PROVIDED MATERIAL:
________________

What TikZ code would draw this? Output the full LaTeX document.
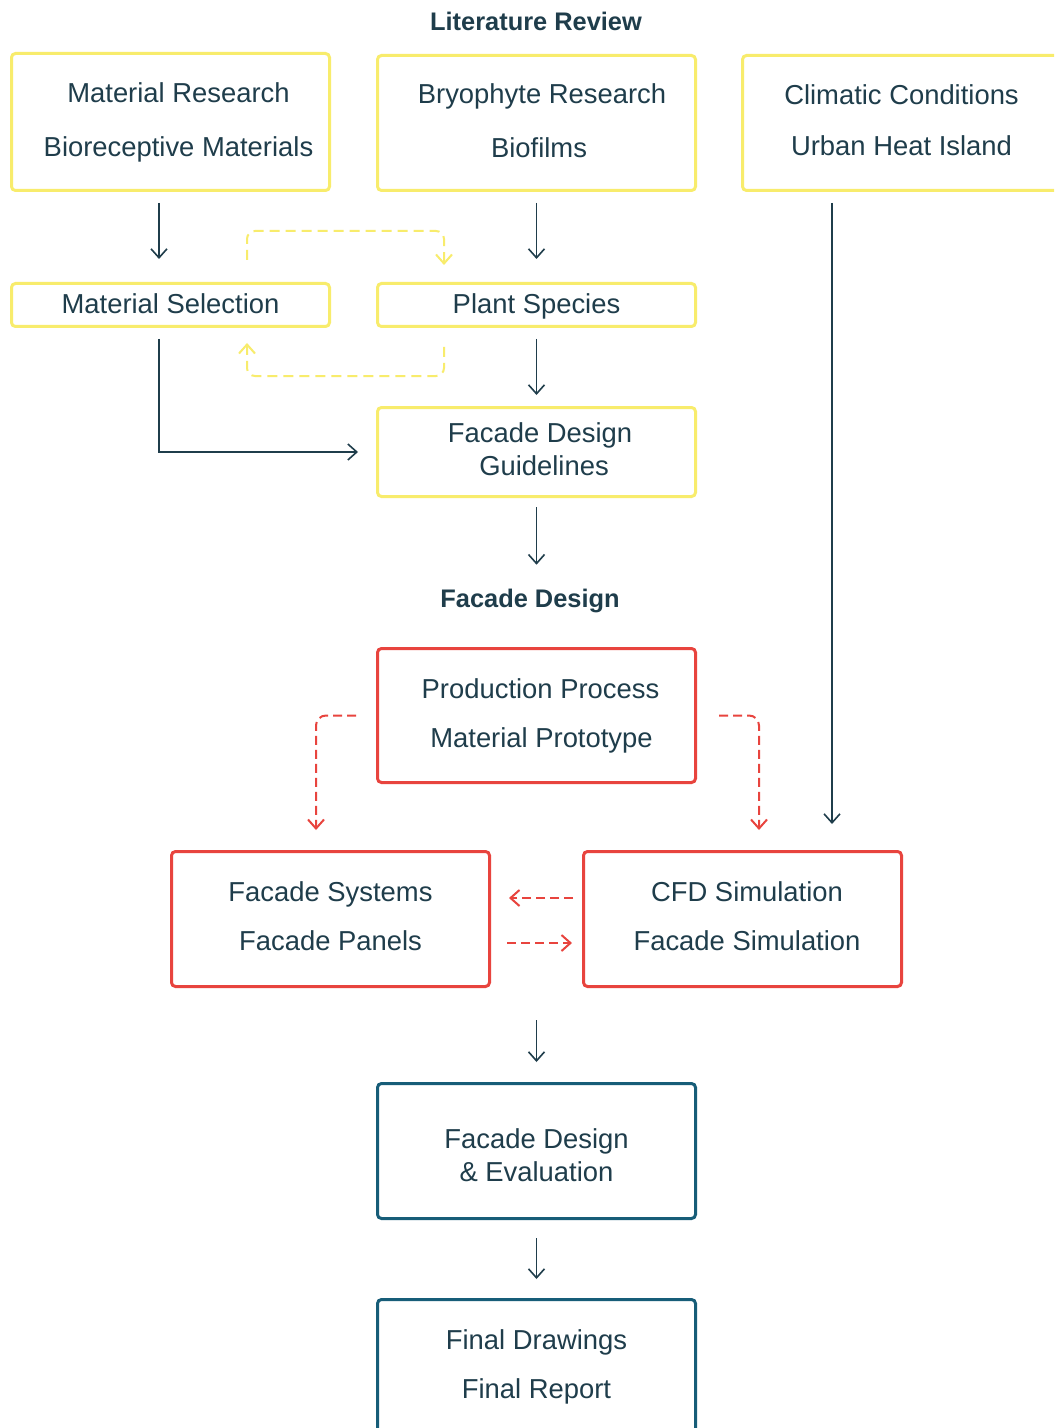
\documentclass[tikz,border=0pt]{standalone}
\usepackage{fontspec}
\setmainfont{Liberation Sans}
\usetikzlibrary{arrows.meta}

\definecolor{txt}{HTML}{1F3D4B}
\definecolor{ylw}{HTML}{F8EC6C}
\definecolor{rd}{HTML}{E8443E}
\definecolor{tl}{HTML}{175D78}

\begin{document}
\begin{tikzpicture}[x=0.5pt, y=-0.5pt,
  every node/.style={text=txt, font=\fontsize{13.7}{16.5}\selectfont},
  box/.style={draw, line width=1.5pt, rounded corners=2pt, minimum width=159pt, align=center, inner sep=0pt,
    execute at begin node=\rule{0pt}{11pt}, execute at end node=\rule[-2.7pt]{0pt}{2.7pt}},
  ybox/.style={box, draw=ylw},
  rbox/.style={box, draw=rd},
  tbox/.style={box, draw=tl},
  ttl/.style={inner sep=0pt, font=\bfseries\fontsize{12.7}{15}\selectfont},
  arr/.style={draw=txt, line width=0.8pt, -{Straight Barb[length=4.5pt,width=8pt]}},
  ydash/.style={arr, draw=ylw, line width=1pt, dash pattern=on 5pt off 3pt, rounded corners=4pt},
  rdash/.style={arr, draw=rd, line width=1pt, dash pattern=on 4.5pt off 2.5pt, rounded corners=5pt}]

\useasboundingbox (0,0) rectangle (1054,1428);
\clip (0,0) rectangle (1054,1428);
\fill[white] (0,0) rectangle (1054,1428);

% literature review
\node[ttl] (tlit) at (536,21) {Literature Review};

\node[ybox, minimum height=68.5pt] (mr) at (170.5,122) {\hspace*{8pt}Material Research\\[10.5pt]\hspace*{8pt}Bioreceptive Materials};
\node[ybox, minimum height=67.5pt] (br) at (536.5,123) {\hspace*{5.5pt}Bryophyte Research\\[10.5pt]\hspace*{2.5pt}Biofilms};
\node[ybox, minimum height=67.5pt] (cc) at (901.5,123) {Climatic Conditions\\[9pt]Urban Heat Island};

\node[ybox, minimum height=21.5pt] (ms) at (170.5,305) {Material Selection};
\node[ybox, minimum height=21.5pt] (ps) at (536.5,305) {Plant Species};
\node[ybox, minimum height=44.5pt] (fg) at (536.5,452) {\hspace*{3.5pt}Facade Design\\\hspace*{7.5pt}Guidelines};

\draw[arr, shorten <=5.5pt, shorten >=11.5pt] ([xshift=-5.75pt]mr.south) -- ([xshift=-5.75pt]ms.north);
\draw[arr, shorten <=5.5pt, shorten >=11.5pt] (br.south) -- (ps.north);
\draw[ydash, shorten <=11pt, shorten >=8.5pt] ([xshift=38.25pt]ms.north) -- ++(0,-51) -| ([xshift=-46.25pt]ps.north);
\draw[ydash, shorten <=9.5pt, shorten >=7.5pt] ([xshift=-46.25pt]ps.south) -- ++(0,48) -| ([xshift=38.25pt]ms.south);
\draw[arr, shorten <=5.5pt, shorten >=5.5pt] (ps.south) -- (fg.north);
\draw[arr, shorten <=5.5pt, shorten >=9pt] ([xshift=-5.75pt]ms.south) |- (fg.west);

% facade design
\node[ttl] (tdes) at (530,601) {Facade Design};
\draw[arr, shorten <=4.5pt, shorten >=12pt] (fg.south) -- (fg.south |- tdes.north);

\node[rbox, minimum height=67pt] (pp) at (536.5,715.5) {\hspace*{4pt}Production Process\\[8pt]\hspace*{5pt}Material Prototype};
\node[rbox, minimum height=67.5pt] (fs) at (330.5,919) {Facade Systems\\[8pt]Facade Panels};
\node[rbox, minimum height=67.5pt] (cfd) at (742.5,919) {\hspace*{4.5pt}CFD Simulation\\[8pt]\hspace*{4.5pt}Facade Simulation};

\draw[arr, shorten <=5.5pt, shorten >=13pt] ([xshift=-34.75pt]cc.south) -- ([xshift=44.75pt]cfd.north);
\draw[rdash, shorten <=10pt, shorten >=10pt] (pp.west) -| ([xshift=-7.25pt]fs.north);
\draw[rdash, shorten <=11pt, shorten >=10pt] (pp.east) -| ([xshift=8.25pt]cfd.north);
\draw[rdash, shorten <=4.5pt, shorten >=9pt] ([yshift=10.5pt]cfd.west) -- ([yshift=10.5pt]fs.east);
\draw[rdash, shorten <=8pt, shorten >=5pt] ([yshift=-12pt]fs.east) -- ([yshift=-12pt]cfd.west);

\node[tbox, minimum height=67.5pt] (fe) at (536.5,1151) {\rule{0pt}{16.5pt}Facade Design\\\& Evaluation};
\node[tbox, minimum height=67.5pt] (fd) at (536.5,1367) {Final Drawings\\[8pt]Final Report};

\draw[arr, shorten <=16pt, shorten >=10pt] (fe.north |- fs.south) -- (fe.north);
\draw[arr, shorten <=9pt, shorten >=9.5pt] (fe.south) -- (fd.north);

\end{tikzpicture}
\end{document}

________________

Exclude the pictures. Write out the remaining data exactly.

What TikZ code would draw this? Output the full LaTeX document.
\documentclass[tikz,border=0pt]{standalone}
\usepackage{fontspec}
\setmainfont{Liberation Sans}
\usetikzlibrary{arrows.meta}

\definecolor{txt}{HTML}{1F3D4B}
\definecolor{ylw}{HTML}{F8EC6C}
\definecolor{rd}{HTML}{E8443E}
\definecolor{tl}{HTML}{175D78}

\begin{document}
\begin{tikzpicture}[x=0.5pt, y=-0.5pt,
  every node/.style={text=txt, font=\fontsize{13.7}{16.5}\selectfont},
  box/.style={draw, line width=1.5pt, rounded corners=2pt, minimum width=159pt, align=center, inner sep=0pt,
    execute at begin node=\rule{0pt}{11pt}, execute at end node=\rule[-2.7pt]{0pt}{2.7pt}},
  ybox/.style={box, draw=ylw},
  rbox/.style={box, draw=rd},
  tbox/.style={box, draw=tl},
  ttl/.style={inner sep=0pt, font=\bfseries\fontsize{12.7}{15}\selectfont},
  arr/.style={draw=txt, line width=0.8pt, -{Straight Barb[length=4.5pt,width=8pt]}},
  ydash/.style={arr, draw=ylw, line width=1pt, dash pattern=on 5pt off 3pt, rounded corners=4pt},
  rdash/.style={arr, draw=rd, line width=1pt, dash pattern=on 4.5pt off 2.5pt, rounded corners=5pt}]

\useasboundingbox (0,0) rectangle (1054,1428);
\clip (0,0) rectangle (1054,1428);
\fill[white] (0,0) rectangle (1054,1428);

% literature review
\node[ttl] (tlit) at (536,21) {Literature Review};

\node[ybox, minimum height=68.5pt] (mr) at (170.5,122) {\hspace*{8pt}Material Research\\[10.5pt]\hspace*{8pt}Bioreceptive Materials};
\node[ybox, minimum height=67.5pt] (br) at (536.5,123) {\hspace*{5.5pt}Bryophyte Research\\[10.5pt]\hspace*{2.5pt}Biofilms};
\node[ybox, minimum height=67.5pt] (cc) at (901.5,123) {Climatic Conditions\\[9pt]Urban Heat Island};

\node[ybox, minimum height=21.5pt] (ms) at (170.5,305) {Material Selection};
\node[ybox, minimum height=21.5pt] (ps) at (536.5,305) {Plant Species};
\node[ybox, minimum height=44.5pt] (fg) at (536.5,452) {\hspace*{3.5pt}Facade Design\\\hspace*{7.5pt}Guidelines};

\draw[arr, shorten <=5.5pt, shorten >=11.5pt] ([xshift=-5.75pt]mr.south) -- ([xshift=-5.75pt]ms.north);
\draw[arr, shorten <=5.5pt, shorten >=11.5pt] (br.south) -- (ps.north);
\draw[ydash, shorten <=11pt, shorten >=8.5pt] ([xshift=38.25pt]ms.north) -- ++(0,-51) -| ([xshift=-46.25pt]ps.north);
\draw[ydash, shorten <=9.5pt, shorten >=7.5pt] ([xshift=-46.25pt]ps.south) -- ++(0,48) -| ([xshift=38.25pt]ms.south);
\draw[arr, shorten <=5.5pt, shorten >=5.5pt] (ps.south) -- (fg.north);
\draw[arr, shorten <=5.5pt, shorten >=9pt] ([xshift=-5.75pt]ms.south) |- (fg.west);

% facade design
\node[ttl] (tdes) at (530,601) {Facade Design};
\draw[arr, shorten <=4.5pt, shorten >=12pt] (fg.south) -- (fg.south |- tdes.north);

\node[rbox, minimum height=67pt] (pp) at (536.5,715.5) {\hspace*{4pt}Production Process\\[8pt]\hspace*{5pt}Material Prototype};
\node[rbox, minimum height=67.5pt] (fs) at (330.5,919) {Facade Systems\\[8pt]Facade Panels};
\node[rbox, minimum height=67.5pt] (cfd) at (742.5,919) {\hspace*{4.5pt}CFD Simulation\\[8pt]\hspace*{4.5pt}Facade Simulation};

\draw[arr, shorten <=5.5pt, shorten >=13pt] ([xshift=-34.75pt]cc.south) -- ([xshift=44.75pt]cfd.north);
\draw[rdash, shorten <=10pt, shorten >=10pt] (pp.west) -| ([xshift=-7.25pt]fs.north);
\draw[rdash, shorten <=11pt, shorten >=10pt] (pp.east) -| ([xshift=8.25pt]cfd.north);
\draw[rdash, shorten <=4.5pt, shorten >=9pt] ([yshift=10.5pt]cfd.west) -- ([yshift=10.5pt]fs.east);
\draw[rdash, shorten <=8pt, shorten >=5pt] ([yshift=-12pt]fs.east) -- ([yshift=-12pt]cfd.west);

\node[tbox, minimum height=67.5pt] (fe) at (536.5,1151) {\rule{0pt}{16.5pt}Facade Design\\\& Evaluation};
\node[tbox, minimum height=67.5pt] (fd) at (536.5,1367) {Final Drawings\\[8pt]Final Report};

\draw[arr, shorten <=16pt, shorten >=10pt] (fe.north |- fs.south) -- (fe.north);
\draw[arr, shorten <=9pt, shorten >=9.5pt] (fe.south) -- (fd.north);

\end{tikzpicture}
\end{document}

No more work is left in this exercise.